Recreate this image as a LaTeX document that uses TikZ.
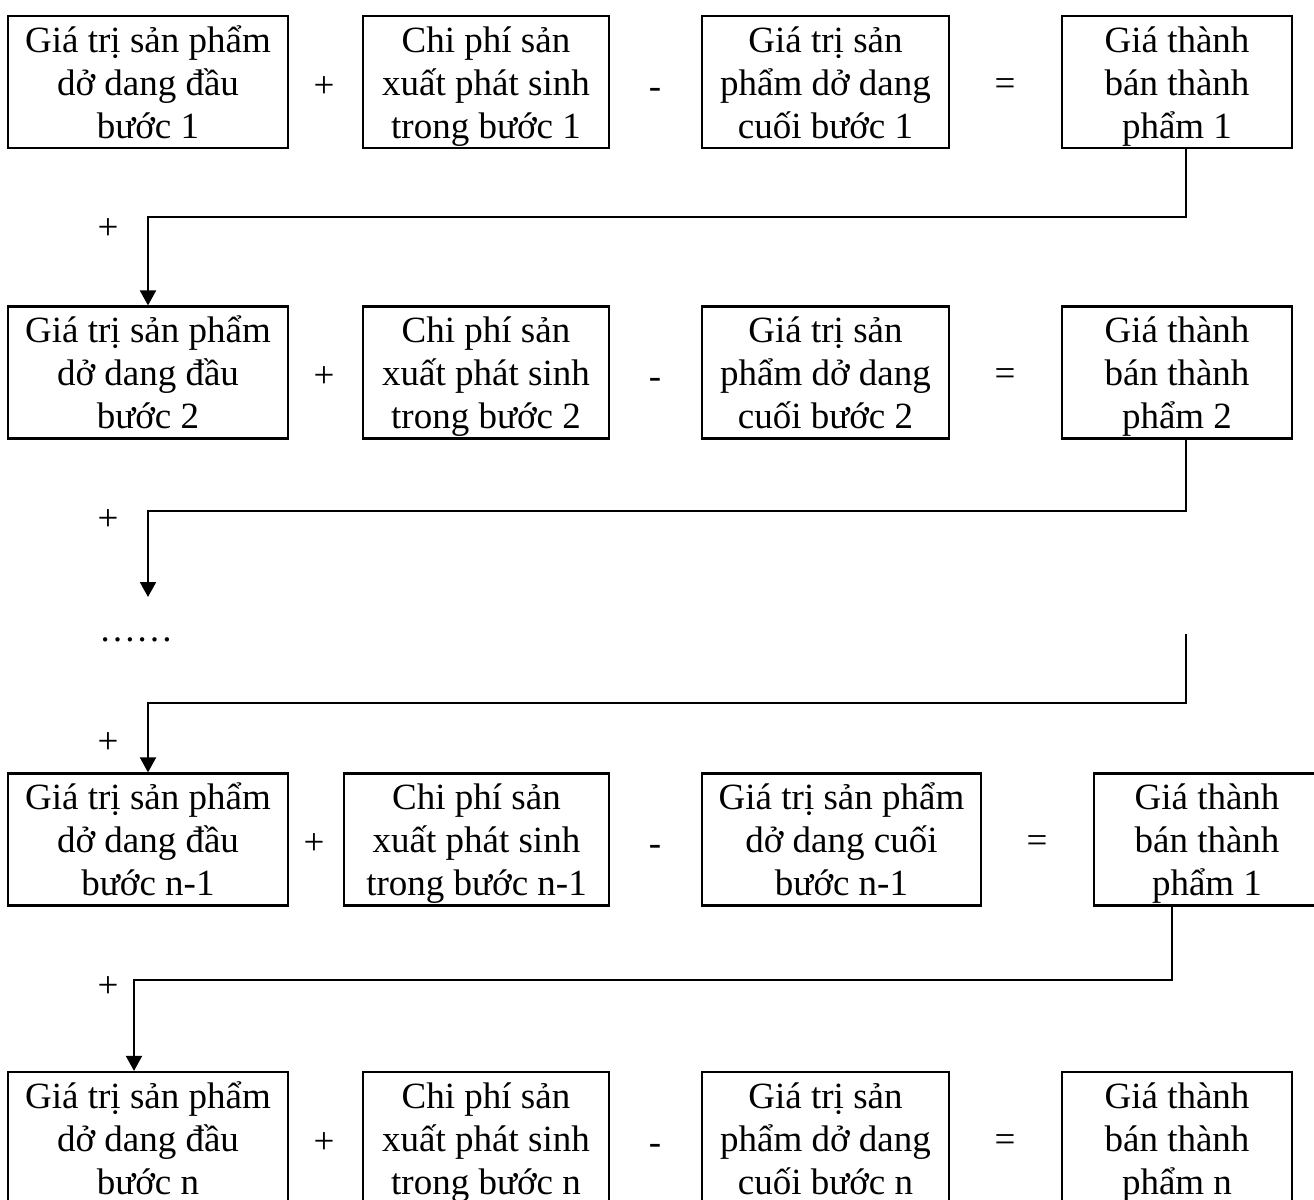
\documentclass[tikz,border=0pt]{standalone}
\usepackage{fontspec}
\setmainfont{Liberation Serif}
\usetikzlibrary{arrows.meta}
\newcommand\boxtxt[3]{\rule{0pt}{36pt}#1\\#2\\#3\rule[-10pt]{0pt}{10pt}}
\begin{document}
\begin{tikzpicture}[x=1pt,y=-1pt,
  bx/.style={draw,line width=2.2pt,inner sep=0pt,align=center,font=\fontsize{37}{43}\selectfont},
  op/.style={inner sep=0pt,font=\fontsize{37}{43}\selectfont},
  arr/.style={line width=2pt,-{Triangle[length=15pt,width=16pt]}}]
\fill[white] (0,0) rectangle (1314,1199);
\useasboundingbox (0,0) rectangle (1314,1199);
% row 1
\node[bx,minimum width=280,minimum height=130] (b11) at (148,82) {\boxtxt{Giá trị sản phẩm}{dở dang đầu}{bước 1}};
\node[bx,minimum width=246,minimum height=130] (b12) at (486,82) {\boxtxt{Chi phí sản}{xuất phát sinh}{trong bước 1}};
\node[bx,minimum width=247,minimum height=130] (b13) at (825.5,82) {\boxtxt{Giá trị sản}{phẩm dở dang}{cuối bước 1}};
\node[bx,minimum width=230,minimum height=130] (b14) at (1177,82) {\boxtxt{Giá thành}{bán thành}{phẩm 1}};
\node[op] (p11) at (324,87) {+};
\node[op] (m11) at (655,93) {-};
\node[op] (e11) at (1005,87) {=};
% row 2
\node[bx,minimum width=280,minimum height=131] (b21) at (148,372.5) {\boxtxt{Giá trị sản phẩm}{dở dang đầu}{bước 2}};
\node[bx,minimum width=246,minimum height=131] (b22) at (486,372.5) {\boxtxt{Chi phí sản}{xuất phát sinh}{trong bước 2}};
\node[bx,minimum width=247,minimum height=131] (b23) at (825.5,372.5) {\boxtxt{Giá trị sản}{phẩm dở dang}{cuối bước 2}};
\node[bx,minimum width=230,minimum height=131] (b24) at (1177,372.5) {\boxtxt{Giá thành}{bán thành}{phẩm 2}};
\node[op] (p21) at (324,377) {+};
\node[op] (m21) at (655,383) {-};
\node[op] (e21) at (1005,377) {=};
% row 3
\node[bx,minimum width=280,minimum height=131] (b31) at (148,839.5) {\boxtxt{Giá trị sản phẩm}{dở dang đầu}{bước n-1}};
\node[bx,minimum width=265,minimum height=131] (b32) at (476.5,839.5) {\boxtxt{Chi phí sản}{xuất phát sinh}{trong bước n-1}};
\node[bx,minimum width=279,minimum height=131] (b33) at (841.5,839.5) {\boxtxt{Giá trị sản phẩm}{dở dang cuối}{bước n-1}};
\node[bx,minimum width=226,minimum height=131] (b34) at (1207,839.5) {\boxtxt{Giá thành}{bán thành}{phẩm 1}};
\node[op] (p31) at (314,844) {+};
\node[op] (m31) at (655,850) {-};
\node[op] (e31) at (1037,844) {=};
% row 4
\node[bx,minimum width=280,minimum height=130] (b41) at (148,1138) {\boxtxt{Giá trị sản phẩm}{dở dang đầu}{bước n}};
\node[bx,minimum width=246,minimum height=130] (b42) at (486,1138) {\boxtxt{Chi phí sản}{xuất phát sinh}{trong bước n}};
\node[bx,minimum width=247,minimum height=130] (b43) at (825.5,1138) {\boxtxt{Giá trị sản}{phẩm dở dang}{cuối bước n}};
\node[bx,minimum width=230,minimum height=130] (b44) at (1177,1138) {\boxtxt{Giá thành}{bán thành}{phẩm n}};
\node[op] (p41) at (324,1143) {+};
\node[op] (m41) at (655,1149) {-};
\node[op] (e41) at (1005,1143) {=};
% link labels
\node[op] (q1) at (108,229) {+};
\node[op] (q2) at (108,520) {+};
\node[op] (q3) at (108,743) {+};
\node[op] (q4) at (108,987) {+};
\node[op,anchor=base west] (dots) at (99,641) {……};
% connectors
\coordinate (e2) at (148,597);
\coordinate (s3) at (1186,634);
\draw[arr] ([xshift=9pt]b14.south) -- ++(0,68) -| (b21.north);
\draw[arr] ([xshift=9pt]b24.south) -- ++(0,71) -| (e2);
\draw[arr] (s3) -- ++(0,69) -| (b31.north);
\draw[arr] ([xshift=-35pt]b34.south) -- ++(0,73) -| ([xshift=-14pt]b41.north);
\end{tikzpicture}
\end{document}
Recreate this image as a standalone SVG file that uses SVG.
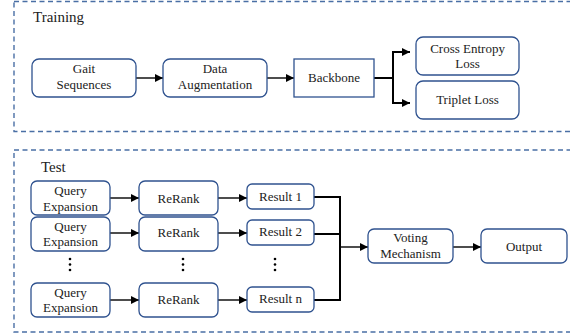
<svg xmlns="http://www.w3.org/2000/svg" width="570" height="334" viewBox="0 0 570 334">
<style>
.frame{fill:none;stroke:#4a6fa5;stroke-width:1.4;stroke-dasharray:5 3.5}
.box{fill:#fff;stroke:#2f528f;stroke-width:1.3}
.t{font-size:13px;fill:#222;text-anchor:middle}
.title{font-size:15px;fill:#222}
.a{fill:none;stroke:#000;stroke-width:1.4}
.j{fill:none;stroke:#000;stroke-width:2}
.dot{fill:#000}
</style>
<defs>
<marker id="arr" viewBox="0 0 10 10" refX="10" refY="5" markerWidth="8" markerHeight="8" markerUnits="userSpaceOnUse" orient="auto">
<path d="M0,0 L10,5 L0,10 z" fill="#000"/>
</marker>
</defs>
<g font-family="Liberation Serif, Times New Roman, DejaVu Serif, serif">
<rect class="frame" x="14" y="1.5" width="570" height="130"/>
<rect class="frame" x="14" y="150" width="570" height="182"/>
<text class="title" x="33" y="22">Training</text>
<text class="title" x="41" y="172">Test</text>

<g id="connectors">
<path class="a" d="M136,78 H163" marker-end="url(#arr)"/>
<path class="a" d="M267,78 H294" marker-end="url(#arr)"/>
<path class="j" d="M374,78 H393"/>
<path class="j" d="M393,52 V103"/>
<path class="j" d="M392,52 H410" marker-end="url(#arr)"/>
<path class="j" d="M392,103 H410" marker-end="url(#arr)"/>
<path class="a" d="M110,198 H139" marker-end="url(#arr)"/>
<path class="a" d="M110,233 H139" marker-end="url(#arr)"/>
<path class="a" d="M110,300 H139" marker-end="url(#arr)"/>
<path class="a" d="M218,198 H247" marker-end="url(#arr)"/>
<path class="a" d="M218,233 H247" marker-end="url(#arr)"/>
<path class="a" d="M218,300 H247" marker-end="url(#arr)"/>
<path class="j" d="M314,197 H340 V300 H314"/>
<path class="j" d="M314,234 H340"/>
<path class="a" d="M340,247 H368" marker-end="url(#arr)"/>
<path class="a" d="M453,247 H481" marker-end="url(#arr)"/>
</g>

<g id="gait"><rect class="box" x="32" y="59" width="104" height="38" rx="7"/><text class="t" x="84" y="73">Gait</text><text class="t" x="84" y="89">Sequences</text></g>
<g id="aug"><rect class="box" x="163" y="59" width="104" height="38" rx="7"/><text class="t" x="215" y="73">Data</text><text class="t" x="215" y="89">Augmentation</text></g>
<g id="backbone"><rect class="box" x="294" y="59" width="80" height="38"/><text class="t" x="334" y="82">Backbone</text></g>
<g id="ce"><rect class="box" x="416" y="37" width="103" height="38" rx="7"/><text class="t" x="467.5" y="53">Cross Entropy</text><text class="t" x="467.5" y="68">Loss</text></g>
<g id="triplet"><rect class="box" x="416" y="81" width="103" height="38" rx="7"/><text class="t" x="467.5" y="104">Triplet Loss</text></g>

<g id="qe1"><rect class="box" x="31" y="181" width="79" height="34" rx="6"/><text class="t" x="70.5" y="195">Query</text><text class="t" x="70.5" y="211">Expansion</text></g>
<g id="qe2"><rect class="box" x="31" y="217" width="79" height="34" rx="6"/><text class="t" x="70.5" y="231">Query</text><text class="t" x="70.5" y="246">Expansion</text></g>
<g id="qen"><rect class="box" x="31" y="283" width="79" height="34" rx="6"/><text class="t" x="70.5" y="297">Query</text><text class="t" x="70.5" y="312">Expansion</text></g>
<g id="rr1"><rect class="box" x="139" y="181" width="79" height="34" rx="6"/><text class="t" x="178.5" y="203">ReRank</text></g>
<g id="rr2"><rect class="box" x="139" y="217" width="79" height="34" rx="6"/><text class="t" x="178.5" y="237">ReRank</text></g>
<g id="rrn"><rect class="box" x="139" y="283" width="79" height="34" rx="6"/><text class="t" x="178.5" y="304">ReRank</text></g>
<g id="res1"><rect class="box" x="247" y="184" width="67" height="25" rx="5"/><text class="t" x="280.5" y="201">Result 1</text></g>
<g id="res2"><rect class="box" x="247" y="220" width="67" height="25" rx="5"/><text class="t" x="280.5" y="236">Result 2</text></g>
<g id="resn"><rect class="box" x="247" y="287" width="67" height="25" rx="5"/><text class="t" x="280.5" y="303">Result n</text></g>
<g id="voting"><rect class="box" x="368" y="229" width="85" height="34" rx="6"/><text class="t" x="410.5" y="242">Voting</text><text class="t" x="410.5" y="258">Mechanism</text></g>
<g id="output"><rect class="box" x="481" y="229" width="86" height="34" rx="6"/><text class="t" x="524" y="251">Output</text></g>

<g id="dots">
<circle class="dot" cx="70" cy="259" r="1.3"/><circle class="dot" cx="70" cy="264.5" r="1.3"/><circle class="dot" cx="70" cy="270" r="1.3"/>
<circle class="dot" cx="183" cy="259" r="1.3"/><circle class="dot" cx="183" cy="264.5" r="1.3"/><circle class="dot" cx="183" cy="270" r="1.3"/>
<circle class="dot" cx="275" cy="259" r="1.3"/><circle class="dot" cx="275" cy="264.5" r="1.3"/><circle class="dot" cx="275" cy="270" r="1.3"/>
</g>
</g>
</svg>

------------------------------------------------

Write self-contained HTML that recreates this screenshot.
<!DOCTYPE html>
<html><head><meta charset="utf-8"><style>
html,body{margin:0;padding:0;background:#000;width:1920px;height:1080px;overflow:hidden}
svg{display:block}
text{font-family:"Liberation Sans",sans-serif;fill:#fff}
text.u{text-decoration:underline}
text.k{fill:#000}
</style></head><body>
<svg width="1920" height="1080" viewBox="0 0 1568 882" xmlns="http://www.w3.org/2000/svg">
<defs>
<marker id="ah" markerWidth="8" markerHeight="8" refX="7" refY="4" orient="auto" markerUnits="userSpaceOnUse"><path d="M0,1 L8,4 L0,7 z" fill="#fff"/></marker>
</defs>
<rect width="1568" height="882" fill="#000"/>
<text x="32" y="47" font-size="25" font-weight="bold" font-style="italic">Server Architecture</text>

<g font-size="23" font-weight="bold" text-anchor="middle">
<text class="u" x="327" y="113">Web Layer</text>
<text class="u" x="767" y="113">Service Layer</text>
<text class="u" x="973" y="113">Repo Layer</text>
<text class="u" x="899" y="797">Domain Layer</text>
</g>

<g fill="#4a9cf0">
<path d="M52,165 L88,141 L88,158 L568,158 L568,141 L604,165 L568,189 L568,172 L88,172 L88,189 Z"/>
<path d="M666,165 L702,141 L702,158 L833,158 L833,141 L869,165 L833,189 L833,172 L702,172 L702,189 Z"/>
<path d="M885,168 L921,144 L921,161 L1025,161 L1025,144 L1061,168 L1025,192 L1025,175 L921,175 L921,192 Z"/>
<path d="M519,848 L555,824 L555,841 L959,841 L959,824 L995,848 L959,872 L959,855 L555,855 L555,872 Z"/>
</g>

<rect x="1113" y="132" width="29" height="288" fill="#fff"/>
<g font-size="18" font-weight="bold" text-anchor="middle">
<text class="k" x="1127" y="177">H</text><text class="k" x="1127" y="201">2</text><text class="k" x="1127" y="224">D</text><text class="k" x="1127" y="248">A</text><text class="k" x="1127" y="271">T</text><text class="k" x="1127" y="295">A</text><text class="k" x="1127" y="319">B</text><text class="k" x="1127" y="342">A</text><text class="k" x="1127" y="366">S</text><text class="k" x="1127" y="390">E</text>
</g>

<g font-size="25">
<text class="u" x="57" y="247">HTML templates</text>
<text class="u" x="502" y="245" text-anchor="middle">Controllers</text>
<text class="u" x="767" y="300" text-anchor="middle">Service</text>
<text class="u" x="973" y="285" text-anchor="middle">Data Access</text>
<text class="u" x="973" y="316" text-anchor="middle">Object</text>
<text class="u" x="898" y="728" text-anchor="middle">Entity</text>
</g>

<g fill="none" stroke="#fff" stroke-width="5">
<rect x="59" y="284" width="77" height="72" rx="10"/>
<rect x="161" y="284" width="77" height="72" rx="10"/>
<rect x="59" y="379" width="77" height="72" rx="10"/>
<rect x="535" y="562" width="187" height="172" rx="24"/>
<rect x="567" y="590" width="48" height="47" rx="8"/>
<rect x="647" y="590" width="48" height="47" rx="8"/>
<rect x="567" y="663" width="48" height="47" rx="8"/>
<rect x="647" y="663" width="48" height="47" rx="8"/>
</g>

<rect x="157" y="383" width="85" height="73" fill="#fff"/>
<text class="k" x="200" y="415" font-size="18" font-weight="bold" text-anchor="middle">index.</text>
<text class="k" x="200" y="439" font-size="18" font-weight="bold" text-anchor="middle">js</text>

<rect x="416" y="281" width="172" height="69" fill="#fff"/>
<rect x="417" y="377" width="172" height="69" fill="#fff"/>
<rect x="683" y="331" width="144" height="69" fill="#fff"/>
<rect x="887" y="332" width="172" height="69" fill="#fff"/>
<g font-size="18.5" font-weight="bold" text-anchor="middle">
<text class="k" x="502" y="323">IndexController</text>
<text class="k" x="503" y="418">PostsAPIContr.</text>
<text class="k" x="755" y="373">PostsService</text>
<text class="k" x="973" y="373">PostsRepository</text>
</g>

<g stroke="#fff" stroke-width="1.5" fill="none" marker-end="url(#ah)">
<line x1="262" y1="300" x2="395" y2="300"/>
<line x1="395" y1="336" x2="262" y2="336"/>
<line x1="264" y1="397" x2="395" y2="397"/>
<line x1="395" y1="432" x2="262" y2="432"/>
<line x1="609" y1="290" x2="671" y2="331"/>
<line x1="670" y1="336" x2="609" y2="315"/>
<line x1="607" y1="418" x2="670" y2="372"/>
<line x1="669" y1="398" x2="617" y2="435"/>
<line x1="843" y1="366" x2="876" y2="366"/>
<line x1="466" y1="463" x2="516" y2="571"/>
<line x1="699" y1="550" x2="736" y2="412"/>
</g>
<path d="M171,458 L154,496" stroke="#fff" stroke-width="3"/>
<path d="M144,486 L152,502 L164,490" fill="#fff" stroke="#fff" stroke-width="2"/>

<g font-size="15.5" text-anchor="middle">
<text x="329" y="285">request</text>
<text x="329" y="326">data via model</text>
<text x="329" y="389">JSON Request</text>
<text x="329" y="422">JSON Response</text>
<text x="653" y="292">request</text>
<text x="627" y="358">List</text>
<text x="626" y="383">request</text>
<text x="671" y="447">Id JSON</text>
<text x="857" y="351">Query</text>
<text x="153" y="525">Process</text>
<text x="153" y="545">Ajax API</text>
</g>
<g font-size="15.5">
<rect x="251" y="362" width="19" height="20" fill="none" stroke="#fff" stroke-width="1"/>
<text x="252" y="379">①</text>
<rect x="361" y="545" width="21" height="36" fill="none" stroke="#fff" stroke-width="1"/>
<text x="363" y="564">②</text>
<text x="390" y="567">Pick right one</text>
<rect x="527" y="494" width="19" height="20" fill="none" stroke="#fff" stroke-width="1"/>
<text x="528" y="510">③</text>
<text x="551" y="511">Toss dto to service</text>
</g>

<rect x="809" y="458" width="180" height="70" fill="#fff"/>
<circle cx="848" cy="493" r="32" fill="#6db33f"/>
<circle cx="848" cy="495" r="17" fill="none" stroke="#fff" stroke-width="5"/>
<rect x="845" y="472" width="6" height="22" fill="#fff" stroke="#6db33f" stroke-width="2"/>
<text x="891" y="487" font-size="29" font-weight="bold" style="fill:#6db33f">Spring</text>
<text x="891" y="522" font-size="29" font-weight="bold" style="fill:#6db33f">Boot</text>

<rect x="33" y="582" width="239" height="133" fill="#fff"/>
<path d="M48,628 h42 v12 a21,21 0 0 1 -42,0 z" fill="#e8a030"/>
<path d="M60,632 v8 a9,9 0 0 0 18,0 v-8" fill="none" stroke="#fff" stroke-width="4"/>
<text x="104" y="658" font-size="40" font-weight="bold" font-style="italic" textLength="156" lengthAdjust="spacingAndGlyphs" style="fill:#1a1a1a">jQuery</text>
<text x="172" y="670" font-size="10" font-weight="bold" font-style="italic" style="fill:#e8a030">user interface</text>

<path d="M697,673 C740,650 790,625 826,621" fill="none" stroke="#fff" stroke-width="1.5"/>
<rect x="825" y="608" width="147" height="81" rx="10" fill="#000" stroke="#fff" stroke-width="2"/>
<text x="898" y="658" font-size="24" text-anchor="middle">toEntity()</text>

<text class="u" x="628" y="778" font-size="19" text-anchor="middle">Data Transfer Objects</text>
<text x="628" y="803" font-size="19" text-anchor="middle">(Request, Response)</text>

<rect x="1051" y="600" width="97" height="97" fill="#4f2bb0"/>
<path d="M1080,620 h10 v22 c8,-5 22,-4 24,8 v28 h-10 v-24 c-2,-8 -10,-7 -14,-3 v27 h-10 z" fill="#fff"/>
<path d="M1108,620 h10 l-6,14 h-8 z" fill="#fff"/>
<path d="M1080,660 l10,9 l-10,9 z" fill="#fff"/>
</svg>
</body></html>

------------------------------------------------

◆ **EXERCISE DIRECTIONS**
Track down every line of the material containing the string "this", and copy it.

◆ **COMPLETE RESPONSE**
Recreate this image as a LaTeX document that uses TikZ.
Recreate this image as a standalone SVG file that uses SVG.
Write self-contained HTML that recreates this screenshot.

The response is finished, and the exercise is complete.